Co-ed showers
| BOSTON
"Ah come on. it'll be fun," the bride-to-be tells the unsuspecting heartthrob.
He's a '90s fellow. Sensitive. Open to new ideas. Supportive. And he slowly grasps that a "Jack and Jill" bridal shower is still basically pre-wedding goodies grab.
Bride's magazine reports male involvement in the wedding gift selection has jumped from 43 percent in 1993 to 76 percent today.
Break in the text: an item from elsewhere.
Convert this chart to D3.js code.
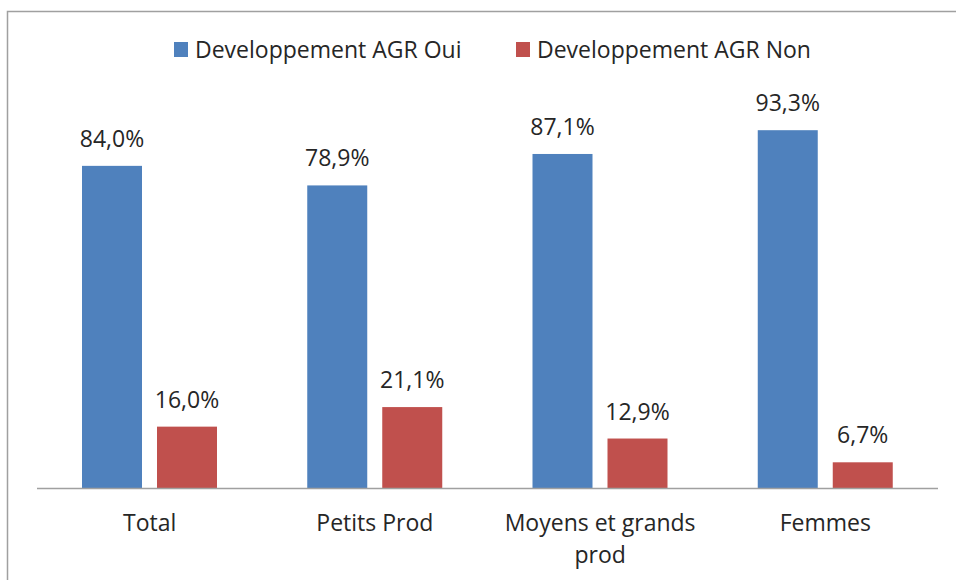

Stores report that couples - not just brides - now visit the bridal registry together.
So with visions of riding-mowers, DVD players, and table saws dancing in his head, he agrees.
Gotcha!
"Men have absolutely no purpose at a shower," states Brian Frost, a Stoneham, Mass., newlywed who has recently attended four Jack and Jill showers, including his own. "The guys sit in the back of the room wondering where they took a wrong turn."
It sounds sexist, but this is fundamentally a female thing. Guys have no historical place at a shower. They're adornments. An afterthought. "My wife had her special decorated chair. I sat on a metal folding chair for 2 hours and 17 minutes holding a bag of gifts I had no interest in."
There are attempts to integrate men into this tradition. At www.bliss.com, a wedding Web site offers gender-neutral themes: Try the Home Improvement, Literature, or Aquarium Shower.
I wonder if they're promoting these showers to high school boys in marriage-education classes (see story at right). Do the Japanese have Mickey Mouse showers (see page 21)?
Perhaps. But I suspect it's going to take the arrival of the Large Screen TV or BMW Z3 Roadster shower before men truly become more than interlopers at showers.